GIVEN REQUEST = Quote verbatim every line from the line containing "Give me the Plotly.js source for this chart." to the line containing "const fy = p => 1 - p / H;", inclusive of both, and no other line.

(Figure scripts)
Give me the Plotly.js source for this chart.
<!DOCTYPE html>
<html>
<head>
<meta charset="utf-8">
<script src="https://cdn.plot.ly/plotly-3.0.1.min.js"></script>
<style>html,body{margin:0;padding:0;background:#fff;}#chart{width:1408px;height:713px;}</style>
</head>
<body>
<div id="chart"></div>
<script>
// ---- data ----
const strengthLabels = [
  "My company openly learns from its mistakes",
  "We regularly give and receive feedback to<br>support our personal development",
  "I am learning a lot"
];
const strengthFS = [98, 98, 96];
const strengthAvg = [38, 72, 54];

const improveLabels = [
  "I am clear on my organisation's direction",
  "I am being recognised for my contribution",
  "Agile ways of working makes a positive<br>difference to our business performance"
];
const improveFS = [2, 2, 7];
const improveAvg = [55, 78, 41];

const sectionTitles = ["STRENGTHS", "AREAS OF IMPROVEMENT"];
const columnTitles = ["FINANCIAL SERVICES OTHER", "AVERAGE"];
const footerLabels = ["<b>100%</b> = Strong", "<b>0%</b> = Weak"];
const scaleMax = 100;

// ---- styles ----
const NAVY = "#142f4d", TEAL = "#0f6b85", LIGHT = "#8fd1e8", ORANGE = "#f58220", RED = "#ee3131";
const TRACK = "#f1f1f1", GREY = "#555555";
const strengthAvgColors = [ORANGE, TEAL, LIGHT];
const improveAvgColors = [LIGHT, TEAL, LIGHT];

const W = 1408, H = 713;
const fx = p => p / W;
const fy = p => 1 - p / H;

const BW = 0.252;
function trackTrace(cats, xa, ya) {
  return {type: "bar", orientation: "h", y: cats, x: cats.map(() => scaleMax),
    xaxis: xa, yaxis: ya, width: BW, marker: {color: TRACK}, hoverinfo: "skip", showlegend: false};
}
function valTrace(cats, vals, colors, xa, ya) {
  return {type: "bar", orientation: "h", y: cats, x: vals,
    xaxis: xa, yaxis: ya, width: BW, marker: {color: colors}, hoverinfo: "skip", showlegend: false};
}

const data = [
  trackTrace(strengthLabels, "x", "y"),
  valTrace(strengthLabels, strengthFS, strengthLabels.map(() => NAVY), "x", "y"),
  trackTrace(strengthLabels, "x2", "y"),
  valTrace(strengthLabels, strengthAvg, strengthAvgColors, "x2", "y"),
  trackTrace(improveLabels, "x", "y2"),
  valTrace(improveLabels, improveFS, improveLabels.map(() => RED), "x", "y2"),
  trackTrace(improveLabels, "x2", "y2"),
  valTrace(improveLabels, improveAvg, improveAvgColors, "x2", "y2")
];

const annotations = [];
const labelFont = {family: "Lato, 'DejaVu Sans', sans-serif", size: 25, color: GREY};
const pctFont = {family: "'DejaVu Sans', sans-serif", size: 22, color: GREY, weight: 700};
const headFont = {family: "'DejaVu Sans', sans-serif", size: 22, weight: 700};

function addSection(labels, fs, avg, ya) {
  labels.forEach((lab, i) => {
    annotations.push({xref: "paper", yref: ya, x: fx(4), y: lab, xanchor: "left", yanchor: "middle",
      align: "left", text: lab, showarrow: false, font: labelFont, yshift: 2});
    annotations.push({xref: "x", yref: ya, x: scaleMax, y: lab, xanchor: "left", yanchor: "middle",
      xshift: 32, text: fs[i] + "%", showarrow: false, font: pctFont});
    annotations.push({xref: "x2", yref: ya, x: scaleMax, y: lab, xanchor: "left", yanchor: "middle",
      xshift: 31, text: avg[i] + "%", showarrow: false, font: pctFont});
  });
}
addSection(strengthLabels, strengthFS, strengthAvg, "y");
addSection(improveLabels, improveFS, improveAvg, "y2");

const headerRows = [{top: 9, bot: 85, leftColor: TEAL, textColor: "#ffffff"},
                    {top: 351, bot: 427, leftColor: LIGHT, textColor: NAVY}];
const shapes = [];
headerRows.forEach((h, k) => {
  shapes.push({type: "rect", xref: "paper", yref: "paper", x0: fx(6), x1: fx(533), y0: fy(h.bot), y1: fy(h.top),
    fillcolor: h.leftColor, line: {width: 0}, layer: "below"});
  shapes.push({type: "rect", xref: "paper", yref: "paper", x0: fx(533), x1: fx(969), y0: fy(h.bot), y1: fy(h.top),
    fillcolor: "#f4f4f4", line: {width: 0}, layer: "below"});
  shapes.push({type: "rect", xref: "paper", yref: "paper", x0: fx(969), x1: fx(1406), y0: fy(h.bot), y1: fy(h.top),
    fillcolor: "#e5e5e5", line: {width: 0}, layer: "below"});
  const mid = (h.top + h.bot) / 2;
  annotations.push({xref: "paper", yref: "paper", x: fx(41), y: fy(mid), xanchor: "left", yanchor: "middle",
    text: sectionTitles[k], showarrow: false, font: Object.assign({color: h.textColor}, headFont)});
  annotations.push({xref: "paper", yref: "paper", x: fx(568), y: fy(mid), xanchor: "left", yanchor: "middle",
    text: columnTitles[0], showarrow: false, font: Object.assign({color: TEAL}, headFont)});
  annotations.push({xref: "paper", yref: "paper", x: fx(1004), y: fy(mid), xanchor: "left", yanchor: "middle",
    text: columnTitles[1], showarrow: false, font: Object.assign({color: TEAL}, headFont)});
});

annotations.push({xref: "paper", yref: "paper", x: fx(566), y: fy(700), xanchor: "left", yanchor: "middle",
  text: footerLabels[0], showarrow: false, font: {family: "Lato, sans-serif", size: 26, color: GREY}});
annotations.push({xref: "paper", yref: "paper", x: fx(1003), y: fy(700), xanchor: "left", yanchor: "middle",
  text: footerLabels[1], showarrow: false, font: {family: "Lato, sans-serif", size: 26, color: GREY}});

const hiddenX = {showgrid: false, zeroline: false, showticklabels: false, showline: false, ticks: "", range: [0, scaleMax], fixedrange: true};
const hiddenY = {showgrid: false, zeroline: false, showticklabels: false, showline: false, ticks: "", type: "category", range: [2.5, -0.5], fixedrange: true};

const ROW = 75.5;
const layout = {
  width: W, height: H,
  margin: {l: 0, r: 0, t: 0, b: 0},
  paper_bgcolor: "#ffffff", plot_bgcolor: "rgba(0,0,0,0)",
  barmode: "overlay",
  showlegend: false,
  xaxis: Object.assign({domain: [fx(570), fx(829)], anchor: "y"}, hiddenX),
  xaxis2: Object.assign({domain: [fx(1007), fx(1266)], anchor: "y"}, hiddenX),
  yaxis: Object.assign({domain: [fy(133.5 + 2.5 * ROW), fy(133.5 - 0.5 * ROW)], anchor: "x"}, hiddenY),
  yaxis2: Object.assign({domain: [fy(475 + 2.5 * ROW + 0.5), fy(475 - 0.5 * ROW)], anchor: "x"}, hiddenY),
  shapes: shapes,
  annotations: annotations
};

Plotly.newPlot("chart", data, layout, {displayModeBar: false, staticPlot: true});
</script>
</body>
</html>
==
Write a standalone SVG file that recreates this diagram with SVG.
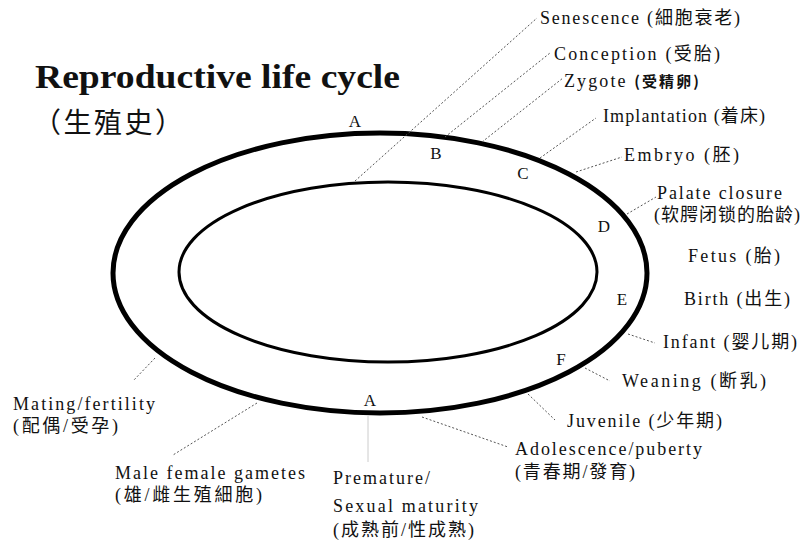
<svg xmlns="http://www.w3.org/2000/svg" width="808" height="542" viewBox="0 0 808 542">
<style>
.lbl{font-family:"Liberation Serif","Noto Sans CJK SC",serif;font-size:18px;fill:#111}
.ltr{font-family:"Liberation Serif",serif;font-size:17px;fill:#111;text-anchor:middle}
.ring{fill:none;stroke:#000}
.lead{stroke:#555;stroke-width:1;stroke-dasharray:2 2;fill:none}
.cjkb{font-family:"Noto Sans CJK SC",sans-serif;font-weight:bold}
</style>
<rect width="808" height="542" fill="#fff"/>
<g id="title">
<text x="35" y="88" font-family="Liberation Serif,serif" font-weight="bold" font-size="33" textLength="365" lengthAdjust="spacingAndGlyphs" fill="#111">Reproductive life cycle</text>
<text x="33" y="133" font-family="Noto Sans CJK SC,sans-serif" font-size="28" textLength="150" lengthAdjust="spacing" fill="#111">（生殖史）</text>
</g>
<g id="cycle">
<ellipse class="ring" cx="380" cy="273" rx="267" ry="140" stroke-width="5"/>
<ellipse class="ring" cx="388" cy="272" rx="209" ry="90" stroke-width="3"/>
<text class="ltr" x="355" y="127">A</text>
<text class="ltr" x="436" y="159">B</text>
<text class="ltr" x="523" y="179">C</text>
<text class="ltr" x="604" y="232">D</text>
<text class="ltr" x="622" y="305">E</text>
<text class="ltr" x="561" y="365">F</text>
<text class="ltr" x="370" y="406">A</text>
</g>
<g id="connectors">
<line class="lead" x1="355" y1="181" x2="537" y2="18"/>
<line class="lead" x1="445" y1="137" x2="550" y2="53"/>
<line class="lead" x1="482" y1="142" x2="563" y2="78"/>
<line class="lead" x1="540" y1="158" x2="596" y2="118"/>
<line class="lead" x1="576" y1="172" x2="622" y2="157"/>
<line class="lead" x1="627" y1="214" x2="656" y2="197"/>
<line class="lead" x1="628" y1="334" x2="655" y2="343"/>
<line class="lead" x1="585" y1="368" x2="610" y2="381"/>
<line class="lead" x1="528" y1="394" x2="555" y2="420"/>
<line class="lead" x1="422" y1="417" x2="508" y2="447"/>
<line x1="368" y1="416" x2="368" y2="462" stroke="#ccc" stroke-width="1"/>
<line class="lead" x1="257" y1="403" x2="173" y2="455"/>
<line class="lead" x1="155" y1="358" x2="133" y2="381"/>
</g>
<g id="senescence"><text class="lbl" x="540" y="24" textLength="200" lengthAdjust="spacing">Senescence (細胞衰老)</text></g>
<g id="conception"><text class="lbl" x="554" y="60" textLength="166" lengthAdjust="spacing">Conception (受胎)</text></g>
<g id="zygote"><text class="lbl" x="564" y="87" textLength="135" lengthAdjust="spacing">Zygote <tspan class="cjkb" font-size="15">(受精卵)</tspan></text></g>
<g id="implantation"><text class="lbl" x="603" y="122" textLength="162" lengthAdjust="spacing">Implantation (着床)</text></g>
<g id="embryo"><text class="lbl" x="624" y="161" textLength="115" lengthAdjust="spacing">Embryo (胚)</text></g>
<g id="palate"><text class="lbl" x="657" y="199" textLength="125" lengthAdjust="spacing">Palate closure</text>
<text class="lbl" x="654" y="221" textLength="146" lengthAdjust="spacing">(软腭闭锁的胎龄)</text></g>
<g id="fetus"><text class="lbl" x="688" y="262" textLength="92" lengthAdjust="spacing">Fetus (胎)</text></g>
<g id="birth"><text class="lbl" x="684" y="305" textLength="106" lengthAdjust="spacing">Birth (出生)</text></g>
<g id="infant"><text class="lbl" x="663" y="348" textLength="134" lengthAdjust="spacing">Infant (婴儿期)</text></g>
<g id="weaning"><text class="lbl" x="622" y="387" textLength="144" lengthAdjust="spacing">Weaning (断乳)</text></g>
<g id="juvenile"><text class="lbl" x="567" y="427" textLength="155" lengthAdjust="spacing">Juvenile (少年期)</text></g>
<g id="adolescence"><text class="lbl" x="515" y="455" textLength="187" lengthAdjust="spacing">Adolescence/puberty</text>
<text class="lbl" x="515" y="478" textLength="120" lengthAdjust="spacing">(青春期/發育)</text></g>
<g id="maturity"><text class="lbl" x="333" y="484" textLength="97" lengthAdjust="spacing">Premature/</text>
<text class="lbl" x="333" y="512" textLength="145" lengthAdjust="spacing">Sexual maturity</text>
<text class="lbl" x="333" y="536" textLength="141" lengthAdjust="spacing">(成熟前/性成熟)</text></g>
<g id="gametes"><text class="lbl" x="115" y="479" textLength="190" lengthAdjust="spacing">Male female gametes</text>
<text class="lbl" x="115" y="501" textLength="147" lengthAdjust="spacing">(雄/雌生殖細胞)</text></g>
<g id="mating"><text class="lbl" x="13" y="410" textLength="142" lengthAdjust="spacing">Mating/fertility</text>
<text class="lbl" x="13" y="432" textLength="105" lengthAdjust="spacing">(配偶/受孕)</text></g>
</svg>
* * *
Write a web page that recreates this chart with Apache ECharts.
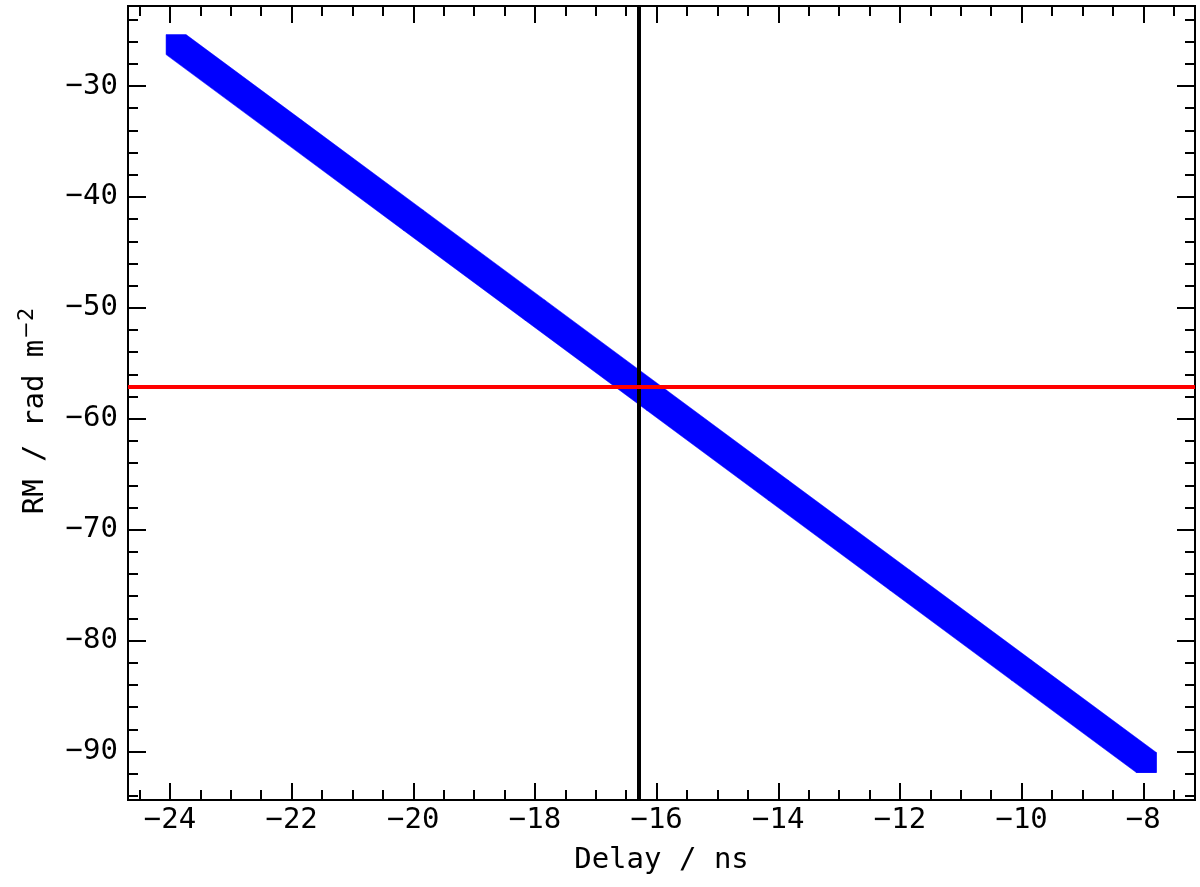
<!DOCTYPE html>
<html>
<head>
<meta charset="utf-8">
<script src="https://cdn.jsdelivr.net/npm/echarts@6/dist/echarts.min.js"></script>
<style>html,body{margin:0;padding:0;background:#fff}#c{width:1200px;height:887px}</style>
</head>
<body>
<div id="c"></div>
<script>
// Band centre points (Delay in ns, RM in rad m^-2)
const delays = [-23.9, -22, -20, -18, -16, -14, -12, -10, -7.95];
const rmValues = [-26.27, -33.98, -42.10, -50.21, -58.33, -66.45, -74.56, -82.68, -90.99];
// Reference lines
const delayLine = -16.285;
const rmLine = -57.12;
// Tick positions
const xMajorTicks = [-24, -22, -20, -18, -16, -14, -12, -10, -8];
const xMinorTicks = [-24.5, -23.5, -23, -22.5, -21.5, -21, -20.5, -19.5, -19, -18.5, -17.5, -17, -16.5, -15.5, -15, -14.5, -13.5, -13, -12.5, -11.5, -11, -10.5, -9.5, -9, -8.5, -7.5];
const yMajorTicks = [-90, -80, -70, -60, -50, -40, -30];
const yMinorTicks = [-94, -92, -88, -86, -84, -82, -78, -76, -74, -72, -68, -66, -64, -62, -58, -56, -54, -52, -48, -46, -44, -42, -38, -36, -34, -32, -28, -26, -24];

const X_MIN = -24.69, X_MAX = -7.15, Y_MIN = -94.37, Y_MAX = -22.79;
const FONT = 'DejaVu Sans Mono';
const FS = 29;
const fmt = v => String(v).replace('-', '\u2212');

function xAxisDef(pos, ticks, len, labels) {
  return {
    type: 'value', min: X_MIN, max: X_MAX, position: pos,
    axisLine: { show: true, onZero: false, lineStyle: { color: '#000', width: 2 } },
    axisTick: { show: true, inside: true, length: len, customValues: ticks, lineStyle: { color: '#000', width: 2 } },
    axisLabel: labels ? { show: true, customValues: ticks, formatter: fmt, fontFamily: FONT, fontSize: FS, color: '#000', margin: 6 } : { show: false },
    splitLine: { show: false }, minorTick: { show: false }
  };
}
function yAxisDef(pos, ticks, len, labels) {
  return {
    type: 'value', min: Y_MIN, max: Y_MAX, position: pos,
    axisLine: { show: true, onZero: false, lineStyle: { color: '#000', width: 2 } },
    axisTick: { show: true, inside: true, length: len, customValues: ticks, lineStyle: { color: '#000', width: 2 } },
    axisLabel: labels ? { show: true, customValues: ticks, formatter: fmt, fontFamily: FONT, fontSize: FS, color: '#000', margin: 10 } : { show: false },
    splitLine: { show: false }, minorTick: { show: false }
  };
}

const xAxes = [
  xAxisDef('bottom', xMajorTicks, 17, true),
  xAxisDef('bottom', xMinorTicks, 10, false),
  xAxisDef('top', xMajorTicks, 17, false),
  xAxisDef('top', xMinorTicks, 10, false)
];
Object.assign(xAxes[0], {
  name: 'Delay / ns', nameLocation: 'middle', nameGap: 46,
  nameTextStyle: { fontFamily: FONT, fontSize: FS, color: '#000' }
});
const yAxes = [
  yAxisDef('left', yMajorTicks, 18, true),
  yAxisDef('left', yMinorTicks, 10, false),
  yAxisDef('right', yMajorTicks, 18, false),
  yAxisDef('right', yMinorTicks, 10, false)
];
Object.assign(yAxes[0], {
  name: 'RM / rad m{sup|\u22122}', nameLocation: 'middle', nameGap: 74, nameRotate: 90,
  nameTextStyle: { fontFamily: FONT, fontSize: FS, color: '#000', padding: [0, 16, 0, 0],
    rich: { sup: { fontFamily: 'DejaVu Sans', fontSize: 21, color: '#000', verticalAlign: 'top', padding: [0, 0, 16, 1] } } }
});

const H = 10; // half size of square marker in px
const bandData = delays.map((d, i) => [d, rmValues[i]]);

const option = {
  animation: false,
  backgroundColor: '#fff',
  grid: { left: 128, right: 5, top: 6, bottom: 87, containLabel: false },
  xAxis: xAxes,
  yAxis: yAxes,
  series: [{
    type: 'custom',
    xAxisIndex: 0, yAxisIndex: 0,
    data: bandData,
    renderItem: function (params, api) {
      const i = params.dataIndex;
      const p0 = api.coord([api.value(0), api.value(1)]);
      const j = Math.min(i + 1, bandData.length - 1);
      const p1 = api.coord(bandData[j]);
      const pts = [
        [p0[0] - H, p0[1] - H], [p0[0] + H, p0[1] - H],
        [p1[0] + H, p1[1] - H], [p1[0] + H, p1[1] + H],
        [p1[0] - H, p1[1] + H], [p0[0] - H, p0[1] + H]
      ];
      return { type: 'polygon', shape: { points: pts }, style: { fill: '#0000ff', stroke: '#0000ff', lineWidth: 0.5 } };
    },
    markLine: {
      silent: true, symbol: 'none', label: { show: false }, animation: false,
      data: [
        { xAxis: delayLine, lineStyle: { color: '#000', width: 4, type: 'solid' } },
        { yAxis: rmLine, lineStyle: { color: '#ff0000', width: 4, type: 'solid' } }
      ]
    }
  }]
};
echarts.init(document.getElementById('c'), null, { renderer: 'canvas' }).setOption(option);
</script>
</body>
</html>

ANSWER BELOW =
Give me the Plotly.js source for this chart.
<!DOCTYPE html>
<html>
<head>
<meta charset="utf-8">
<script src="https://cdn.plot.ly/plotly-3.0.1.min.js"></script>
<style>html,body{margin:0;padding:0;background:#fff;}#chart{width:1408px;height:713px;}</style>
</head>
<body>
<div id="chart"></div>
<script>
// ---- data ----
const strengthLabels = [
  "My company openly learns from its mistakes",
  "We regularly give and receive feedback to<br>support our personal development",
  "I am learning a lot"
];
const strengthFS = [98, 98, 96];
const strengthAvg = [38, 72, 54];

const improveLabels = [
  "I am clear on my organisation's direction",
  "I am being recognised for my contribution",
  "Agile ways of working makes a positive<br>difference to our business performance"
];
const improveFS = [2, 2, 7];
const improveAvg = [55, 78, 41];

const sectionTitles = ["STRENGTHS", "AREAS OF IMPROVEMENT"];
const columnTitles = ["FINANCIAL SERVICES OTHER", "AVERAGE"];
const footerLabels = ["<b>100%</b> = Strong", "<b>0%</b> = Weak"];
const scaleMax = 100;

// ---- styles ----
const NAVY = "#142f4d", TEAL = "#0f6b85", LIGHT = "#8fd1e8", ORANGE = "#f58220", RED = "#ee3131";
const TRACK = "#f1f1f1", GREY = "#555555";
const strengthAvgColors = [ORANGE, TEAL, LIGHT];
const improveAvgColors = [LIGHT, TEAL, LIGHT];

const W = 1408, H = 713;
const fx = p => p / W;
const fy = p => 1 - p / H;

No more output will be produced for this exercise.